I can't help but be a traditionalist, growing up the way I did, in an era of classic songs. It seemed in the Sixties like an icon appeared a week. The songs I've written are what I have the ability to do.

If there's any message I'm trying to send to younger people, it's the songs. You gotta do the work. I'm asked, "How did you write so many songs?" I was just trying to write another one. Then you look up, and there's a lot of 'em. 

In 1995, you said, "I'm 44 now, and I don't feel too old to do it." You're 63 now. How old is too old for you?
You see a lot of people who came up the same time we did, and you see all kinds of taillights. You see them fade, and you can see why. They're attached to a decade and have to milk that to live. I don't look down on that. That's fate, the cards they got.

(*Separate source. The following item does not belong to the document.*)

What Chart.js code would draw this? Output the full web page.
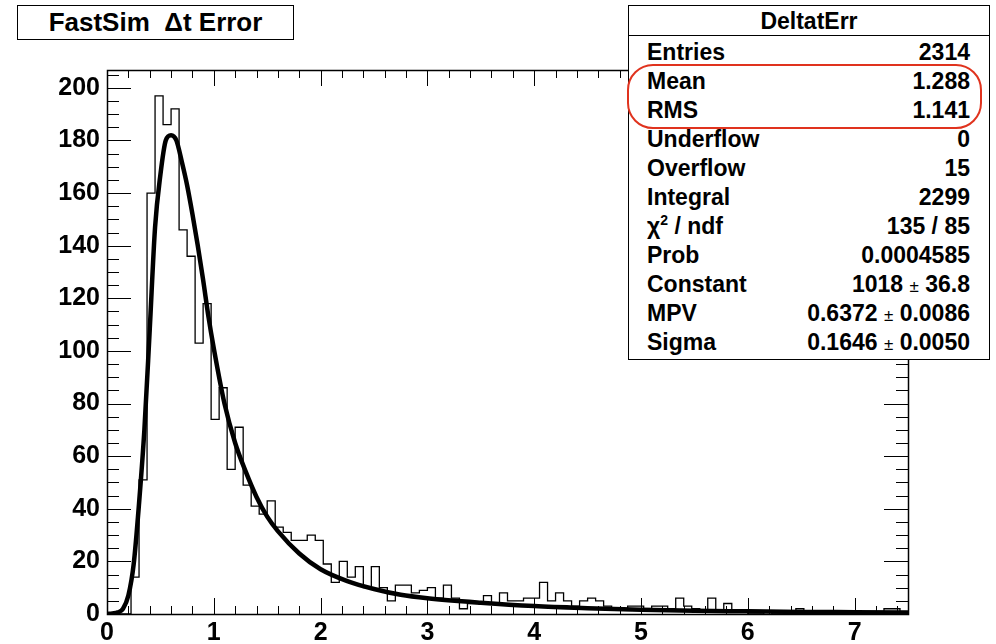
<!DOCTYPE html>
<html>
<head>
<meta charset="utf-8">
<title>FastSim Δt Error</title>
<script src="https://cdn.jsdelivr.net/npm/chart.js@4.4.1/dist/chart.umd.min.js"></script>
<style>
    body { margin: 0; background: #fff; }
    #wrap { position: relative; width: 996px; height: 644px; font-family: "Liberation Sans", Arial, Helvetica, sans-serif; font-weight: bold; color: #000; }
    #myChart { position: absolute; left: 0; top: 0; }
    .title-box {
        position: absolute; left: 17px; top: 5px; width: 277px; height: 35px;
        box-sizing: border-box; border: 1px solid #000; background: #fff;
        text-align: center; font-size: 26px; line-height: 33px;
    }
    .stats {
        position: absolute; left: 628px; top: 5px; width: 362px; height: 355px;
        box-sizing: border-box; border: 1px solid #000; background: #fff; font-size: 23px;
    }
    .stats .head { height: 29px; line-height: 31px; text-align: center; border-bottom: 1px solid #000; }
    .stats .rows { padding-top: 1.5px; }
    .stats .row { display: flex; justify-content: space-between; height: 29.1px; line-height: 29.1px; padding: 0 19px 0 18px; }
    .stats sup { font-size: 14px; line-height: 0; }
    .pm { font-size: 17px; font-weight: normal; }
    .mark {
        position: absolute; left: 627px; top: 64px; width: 355px; height: 65px;
        box-sizing: border-box; border: 2.5px solid #e0331e; border-radius: 26px;
    }
</style>
</head>
<body>
<div id="wrap">
    <canvas id="myChart" width="996" height="644"></canvas>
    <div class="title-box">FastSim&nbsp;&nbsp;&Delta;t Error</div>
    <div class="stats">
        <div class="head">DeltatErr</div>
        <div class="rows" id="statRows"></div>
    </div>
    <div class="mark"></div>
</div>
<script>
// histogram: 100 bins from 0 to 7.5
const binWidth = 0.075;
const binCounts = [
    0, 0, 0, 14, 51, 160, 197, 186, 192, 146,
    136, 103, 118, 74, 86, 55, 71, 49, 41, 38,
    43, 33, 31, 28, 28, 30, 28, 19, 12, 20,
    14, 18, 10, 18, 10, 5, 11, 11, 8, 9,
    10, 6, 11, 6, 2, 4, 4, 7, 4, 8,
    5, 5, 6, 6, 12, 5, 8, 5, 3, 5,
    6, 5, 3, 2, 2, 3, 3, 2, 3, 3,
    2, 6, 3, 2, 1, 6, 1, 4, 1, 1,
    0, 0, 1, 0, 0, 0, 2, 0, 0, 0,
    0, 0, 0, 0, 0, 0, 0, 2, 2, 0
];

// landau fit
const fitX = [0, 0.05, 0.1, 0.15, 0.2, 0.25, 0.3, 0.35, 0.4, 0.45, 0.5, 0.55, 0.6, 0.65, 0.7, 0.75, 0.8, 0.85, 0.9, 0.95,
    1.0, 1.1, 1.2, 1.3, 1.4, 1.5, 1.6, 1.8, 2.0, 2.25, 2.5, 2.75, 3.0, 3.5, 4.0, 4.5, 5.0, 5.5, 6.0, 6.5, 7.0, 7.5];
const fitY = [0, 0.2, 0.6, 2, 7, 19, 42, 70, 108, 147, 167, 180, 182, 180, 172, 163, 152, 140, 127, 113,
    101, 80, 65, 54, 44.5, 37, 31.5, 23, 17, 12.5, 9.5, 7.3, 6, 4.3, 3, 2.2, 1.6, 1.2, 1.0, 0.8, 0.7, 0.6];

// stats box
const statLabels = ['Entries', 'Mean', 'RMS', 'Underflow', 'Overflow', 'Integral', 'χ<sup>2</sup> / ndf', 'Prob', 'Constant', 'MPV', 'Sigma'];
const statValues = ['2314', '1.288', '1.141', '0', '15', '2299', '135 / 85', '0.0004585',
    '1018 <span class="pm">±</span> 36.8', '0.6372 <span class="pm">±</span> 0.0086', '0.1646 <span class="pm">±</span> 0.0050'];

const X_MIN = 0, X_MAX = 7.5;
const Y_MIN = 0, Y_MAX = 206.8;

const rows = document.getElementById('statRows');
statLabels.forEach((lab, i) => {
    const r = document.createElement('div');
    r.className = 'row';
    r.innerHTML = '<span>' + lab + '</span><span>' + statValues[i] + '</span>';
    rows.appendChild(r);
});

const histPoints = binCounts.map((c, i) => ({ x: i * binWidth, y: c }));
histPoints.push({ x: binCounts.length * binWidth, y: binCounts[binCounts.length - 1] });
const fitPoints = fitX.map((x, i) => ({ x: x, y: fitY[i] }));

const FONT = { family: '"Liberation Sans", Arial, Helvetica, sans-serif', size: 25, weight: 'bold' };

// frame + inward ticks on all four sides, ROOT style
const frameTicks = {
    id: 'frameTicks',
    afterDatasetsDraw(chart) {
        const { ctx, chartArea: a, scales } = chart;
        ctx.save();
        ctx.strokeStyle = '#000';
        ctx.lineWidth = 1;
        ctx.beginPath();
        scales.y.ticks.forEach(t => {
            const py = Math.round(scales.y.getPixelForValue(t.value)) + 0.5;
            const len = (t.value % 20 === 0) ? 24 : 12;
            ctx.moveTo(a.left, py); ctx.lineTo(a.left + len, py);
            ctx.moveTo(a.right, py); ctx.lineTo(a.right - len, py);
        });
        scales.x.ticks.forEach(t => {
            const px = Math.round(scales.x.getPixelForValue(t.value)) + 0.5;
            const major = Math.abs(t.value - Math.round(t.value)) < 1e-6;
            const len = major ? 16 : 8;
            ctx.moveTo(px, a.bottom); ctx.lineTo(px, a.bottom - len);
            ctx.moveTo(px, a.top); ctx.lineTo(px, a.top + len);
        });
        ctx.stroke();
        ctx.lineWidth = 1.5;
        ctx.strokeRect(a.left + 0.5, a.top + 0.5, a.right - a.left, a.bottom - a.top);
        ctx.restore();
    }
};

const ctx = document.getElementById('myChart');

let myChart = new Chart(ctx, {
    type: 'line',
    data: {
        datasets: [{
            label: 'DeltatErr',
            data: histPoints,
            stepped: 'before',
            borderColor: '#000',
            borderWidth: 1.3,
            pointRadius: 0,
            fill: false
        },
        {
            label: 'landau',
            data: fitPoints,
            borderColor: '#000',
            borderWidth: 4.5,
            pointRadius: 0,
            cubicInterpolationMode: 'monotone',
            fill: false
        }]
    },
    options: {
        responsive: false,
        animation: false,
        layout: { padding: { left: 0, top: 70, right: 88, bottom: 0 } },
        plugins: { legend: { display: false }, tooltip: { enabled: false } },
        scales: {
            x: {
                type: 'linear',
                min: X_MIN,
                max: X_MAX,
                grid: { display: false, drawTicks: false },
                border: { display: false },
                afterFit: (s) => { s.height = 30; },
                ticks: {
                    stepSize: 0.2,
                    includeBounds: false,
                    autoSkip: false,
                    maxRotation: 0,
                    padding: 4,
                    color: '#000',
                    font: FONT,
                    callback: function (value) {
                        return Math.abs(value - Math.round(value)) < 1e-6 ? String(Math.round(value)) : '';
                    }
                }
            },
            y: {
                min: Y_MIN,
                max: Y_MAX,
                grid: { display: false, drawTicks: false },
                border: { display: false },
                afterFit: (s) => { s.width = 107; },
                ticks: {
                    stepSize: 5,
                    includeBounds: false,
                    autoSkip: false,
                    padding: 7,
                    color: '#000',
                    font: FONT,
                    callback: function (value) {
                        return value % 20 === 0 ? String(value) : '';
                    }
                }
            }
        }
    },
    plugins: [frameTicks]
});
</script>
</body>
</html>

What's unusual about the Heartbreakers is we're still playing big gigs. That's stranger to me that us still being together. And, honestly, everyone likes to play. If somebody said to me, "You can't hang around the amps and drums anymore," I'd feel terrible.

But I don't think the live part will go on forever. I have a finite amount of time left. It's not like there's 20 years in front of me of making records. I've got a lot I want to do. And the records last longer than me. Music I made in the Seventies—I still hear it on the radio. It's the mark I left in the world while I was here. I have some great shows people will remember, but that's the real work in me: the records.